Take a look at Jamie Wilkinson’s post “Obama Wikipedia page edits,” which is a visualization of people who have contributed to the Barack Obama page on Wikipedia between October 2005 – November 2008. Users who edit a lot drift toward the center. Visualized using code_swarm (Processing) and Jamie’s Wikipedia page history parser Wikiswarm (Ruby). Code and instructions on how Jamie created this visualization can be found in his post “Wikiswarm: visualize Wikipedia page histories.”
Most important, the code_swarm source if freely available.
Today we explored a few interesting paths for representing data. Three excellent books to help guide us further on the visualization paths are:
- Security Data Visualization by Greg Conti.
- Applied Security Visualization by Raffael Marty.
- Processing: A Programming Handbook for Visual Designers and Artists by Casey Reas and Ben Fry (forward by John Maeda) .
We have all heard the proverb, “A picture is worth a thousand words.” Another famous quote states, “The devil is in the details.” Or, if you prefer, “God is in the details.” If life was a Star Trek episode, Kirk could have used those two quotes to cause a computer to explode. Both statements are true and false, depending on the circumstances.

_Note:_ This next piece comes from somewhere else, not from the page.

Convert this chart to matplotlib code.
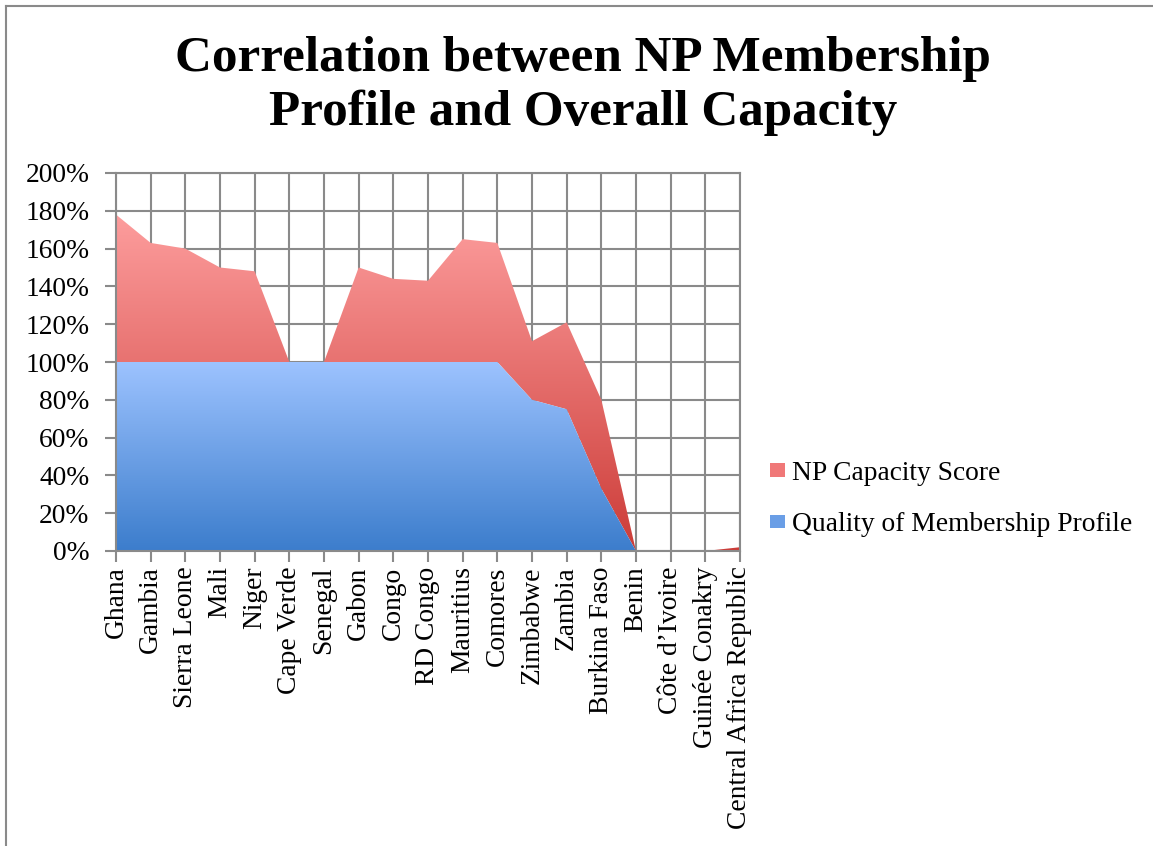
import numpy as np
import matplotlib.pyplot as plt
from matplotlib.colors import LinearSegmentedColormap
from matplotlib.patches import Patch
from matplotlib.lines import Line2D

# Data (percent)
countries = ["Ghana", "Gambia", "Sierra Leone", "Mali", "Niger", "Cape Verde",
             "Senegal", "Gabon", "Congo", "RD Congo", "Mauritius", "Comores",
             "Zimbabwe", "Zambia", "Burkina Faso", "Benin", "Côte d’Ivoire",
             "Guinée Conakry", "Central Africa Republic"]
membership = [100, 100, 100, 100, 100, 100, 100, 100, 100, 100, 100, 100,
              80, 75, 33, 0, 0, 0, 0]
capacity = [78, 63, 60, 50, 48, 0, 0, 50, 44, 43, 65, 63,
            31, 46, 47, 0, 0, 0, 2]

plt.rcParams['font.family'] = ['Liberation Serif', 'DejaVu Serif']

fig = plt.figure(figsize=(11.53, 8.46), dpi=100)
ax = fig.add_axes([116 / 1153, 1 - 551 / 846, 624 / 1153, 378 / 846])

x = np.arange(len(countries))
lower = np.array(membership, dtype=float)
upper = lower + np.array(capacity, dtype=float)


def gradient_fill(ax, x, y0, y1, top_color, bottom_color, vmax):
    poly = ax.fill_between(x, y0, y1, color='none', lw=0)
    cmap = LinearSegmentedColormap.from_list('g', [bottom_color, top_color])
    grad = np.linspace(0, 1, 256).reshape(-1, 1)
    im = ax.imshow(grad, cmap=cmap, aspect='auto', origin='lower',
                   extent=[x[0], x[-1], 0, vmax], zorder=2)
    im.set_clip_path(poly.get_paths()[0], transform=ax.transData)
    return im


gradient_fill(ax, x, lower, upper, '#fd9d9d', '#cc3c38', upper.max())
gradient_fill(ax, x, 0, lower, '#9dc3ff', '#3c7dcc', lower.max())

ax.set_xlim(0, len(countries) - 1)
ax.set_ylim(0, 200)
ax.set_yticks(range(0, 201, 20))
ax.set_yticklabels([f"{v}%" for v in range(0, 201, 20)], fontsize=19.8)
ax.set_xticks(x)
ax.set_xticklabels(countries, rotation=90, fontsize=19.8)
ax.grid(True, color='#8a8a8a', linewidth=1.5, zorder=1)
ax.set_axisbelow(True)
for s in ax.spines.values():
    s.set_color('#8a8a8a')
    s.set_linewidth(1.5)
ax.tick_params(axis='both', color='#8a8a8a', width=1.5, length=8)
ax.tick_params(axis='y', pad=11)
ax.tick_params(axis='x', pad=3)

# title
fig.text(583 / 1153, 1 - 36 / 846, "Correlation between NP Membership\nProfile and Overall Capacity",
         ha='center', va='top', fontsize=36.8, fontweight='bold', linespacing=1.2)

# legend
handles = [Patch(facecolor='#f07878', edgecolor='none'),
           Patch(facecolor='#6a9ee6', edgecolor='none')]
fig.legend(handles, ["NP Capacity Score", "Quality of Membership Profile"],
           loc='center left', bbox_to_anchor=(756 / 1153, 1 - 499 / 846),
           frameon=False, fontsize=19.8, handlelength=0.55, handleheight=0.36,
           handletextpad=0.25, labelspacing=0.95, borderpad=0)

# chart frame (top and left edges)
fig.add_artist(Line2D([6 / 1153, 1], [1 - 6 / 846, 1 - 6 / 846], color='#8a8a8a', lw=1.5,
                      transform=fig.transFigure))
fig.add_artist(Line2D([6 / 1153, 6 / 1153], [0, 1 - 6 / 846], color='#8a8a8a', lw=1.5,
                      transform=fig.transFigure))

fig.savefig("out.png", dpi=100)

It is wise to remember the words of Siddhartha Gautama: “These blind men, every one honest in his contentions and certain of having the truth, formed schools and sects and factions.” Geocoding and data visualization simply provide tools to help interpret information. Interpretations are not absolute. If you are looking for a silver bullet that will help the blind see, and the ignorant smart, I am afraid your search must continue. The author A. L. Linall, Jr. once wrote, “Visualization and belief in a pattern of reality, activates the creative power of realization.” The best solutions will come from using a combination of tools to help explore the possibilities, discover insights, view the results from different views which helps with realization, and provide a way to effectively communicate results.